Extract, in full, the lines below, beginning at the first and ending with the line that contains "25.05, 24.66, 24.95, 24.11, 24.08, 23.41, 24.08, 23.96, 23.41]". Pictures do not belong in the copy.
■ ■ ■ ■ ■ ■ ■
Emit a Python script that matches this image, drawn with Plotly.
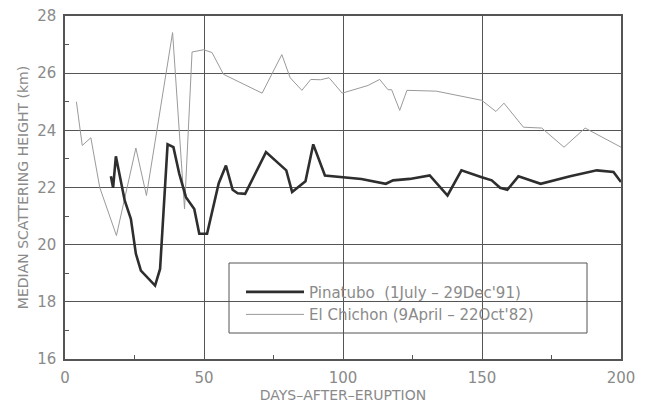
import plotly.graph_objects as go

# El Chichon (9 April - 22 Oct '82)
ec_days = [4.1, 6.2, 9.3, 12.5, 18.5, 25.5, 29.3, 38.7, 43.0, 45.7, 49.9, 52.9, 57.0, 70.9, 78.0, 81.0,
           85.2, 88.4, 91.9, 95.0, 99.7, 109.0, 113.2, 116.2, 117.5, 120.4, 123.0, 133.6, 149.9, 155.0,
           157.9, 164.9, 171.5, 179.5, 187.1, 189.5, 200.0]
ec_km = [25.0, 23.47, 23.74, 22.0, 20.32, 23.38, 21.72, 27.42, 21.25, 26.74, 26.82, 26.72, 25.96, 25.30,
         26.65, 25.84, 25.40, 25.78, 25.77, 25.84, 25.30, 25.57, 25.78, 25.42, 25.42, 24.70, 25.40, 25.37,
         25.05, 24.66, 24.95, 24.11, 24.08, 23.41, 24.08, 23.96, 23.41]

# Pinatubo (1 July - 29 Dec '91)
p_days = [16.5, 17.3, 18.3, 21.5, 23.7, 25.5, 27.3, 32.4, 34.2, 36.9, 39.0, 41.1, 43.5, 46.5, 48.3, 51.1,
          55.3, 57.9, 60.3, 62.1, 64.8, 72.3, 79.6, 81.7, 86.5, 89.3, 93.5, 99.8, 106.6, 115.4, 118.0,
          124.0, 131.2, 137.6, 142.6, 149.9, 153.5, 156.5, 159.1, 163.1, 171.1, 181.7, 191.3, 197.3, 200.0]
p_km = [22.39, 21.99, 23.09, 21.54, 20.9, 19.68, 19.09, 18.57, 19.15, 23.51, 23.41, 22.48, 21.66, 21.25,
        20.38, 20.38, 22.15, 22.77, 21.92, 21.8, 21.78, 23.24, 22.6, 21.84, 22.22, 23.51, 22.42, 22.36,
        22.30, 22.13, 22.25, 22.30, 22.42, 21.72, 22.6, 22.36, 22.25, 21.99, 21.92, 22.39, 22.13, 22.39,
        22.60, 22.54, 22.19]

x_ticks = [0, 50, 100, 150, 200]
y_ticks = [16, 18, 20, 22, 24, 26, 28]

FONT = "DejaVu Sans"
TXT = "#8a8a8a"

fig = go.Figure()
fig.add_trace(go.Scatter(x=ec_days, y=ec_km, mode="lines", name="El Chichon (9April \u2013 22Oct'82)",
                         line=dict(color="#9a9a9a", width=1)))
fig.add_trace(go.Scatter(x=p_days, y=p_km, mode="lines", name="Pinatubo  (1July \u2013 29Dec'91)",
                         line=dict(color="#2e2e2e", width=2.6)))

fig.update_layout(
    width=651, height=406,
    margin=dict(l=65, r=30, t=16, b=47),
    paper_bgcolor="white", plot_bgcolor="white",
    font=dict(family=FONT, color=TXT, size=14),
    showlegend=True,
    legend=dict(x=(241 - 65) / 556, y=0.243, xanchor="left", yanchor="top", traceorder="reversed",
                bgcolor="rgba(0,0,0,0)", borderwidth=0, font=dict(size=15, color=TXT),
                itemwidth=58, tracegroupgap=0),
    xaxis=dict(range=[0, 200], tickvals=x_ticks, showgrid=True, gridcolor="#555", gridwidth=1,
               zeroline=False, showline=True, linecolor="#555", linewidth=1.5, mirror=True,
               automargin=False,
               ticks="", tickfont=dict(size=15, color=TXT), ticklabelstandoff=4,
               minor=dict(ticks="inside", tickvals=[25, 75, 125, 175], ticklen=4, tickcolor="#555",
                          showgrid=False),
               title=dict(text="DAYS\u2013AFTER\u2013ERUPTION", font=dict(size=14, color=TXT), standoff=3)),
    yaxis=dict(range=[16, 28], tickvals=y_ticks, showgrid=True, gridcolor="#555", gridwidth=1,
               zeroline=False, showline=True, linecolor="#555", linewidth=1.5, mirror=True,
               automargin=False,
               ticks="", tickfont=dict(size=15, color=TXT), ticklabelstandoff=4,
               minor=dict(ticks="inside", tickvals=[17, 19, 21, 23, 25, 27], ticklen=4, tickcolor="#555",
                          showgrid=False),
               title=dict(text="MEDIAN SCATTERING HEIGHT (km)", font=dict(size=14, color=TXT), standoff=5)),
)

# legend frame
fig.add_shape(type="rect", xref="paper", yref="paper",
              x0=(229 - 65) / 556, x1=(587 - 65) / 556, y0=(359 - 333) / 343, y1=(359 - 263) / 343,
              line=dict(color="#555", width=1), fillcolor="rgba(0,0,0,0)", layer="above")

fig.write_html("out.html")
■ ■ ■ ■ ■ ■ ■
WRITTEN RESPONSE
Emit a Python script that matches this image, drawn with Plotly.
import plotly.graph_objects as go

# El Chichon (9 April - 22 Oct '82)
ec_days = [4.1, 6.2, 9.3, 12.5, 18.5, 25.5, 29.3, 38.7, 43.0, 45.7, 49.9, 52.9, 57.0, 70.9, 78.0, 81.0,
           85.2, 88.4, 91.9, 95.0, 99.7, 109.0, 113.2, 116.2, 117.5, 120.4, 123.0, 133.6, 149.9, 155.0,
           157.9, 164.9, 171.5, 179.5, 187.1, 189.5, 200.0]
ec_km = [25.0, 23.47, 23.74, 22.0, 20.32, 23.38, 21.72, 27.42, 21.25, 26.74, 26.82, 26.72, 25.96, 25.30,
         26.65, 25.84, 25.40, 25.78, 25.77, 25.84, 25.30, 25.57, 25.78, 25.42, 25.42, 24.70, 25.40, 25.37,
         25.05, 24.66, 24.95, 24.11, 24.08, 23.41, 24.08, 23.96, 23.41]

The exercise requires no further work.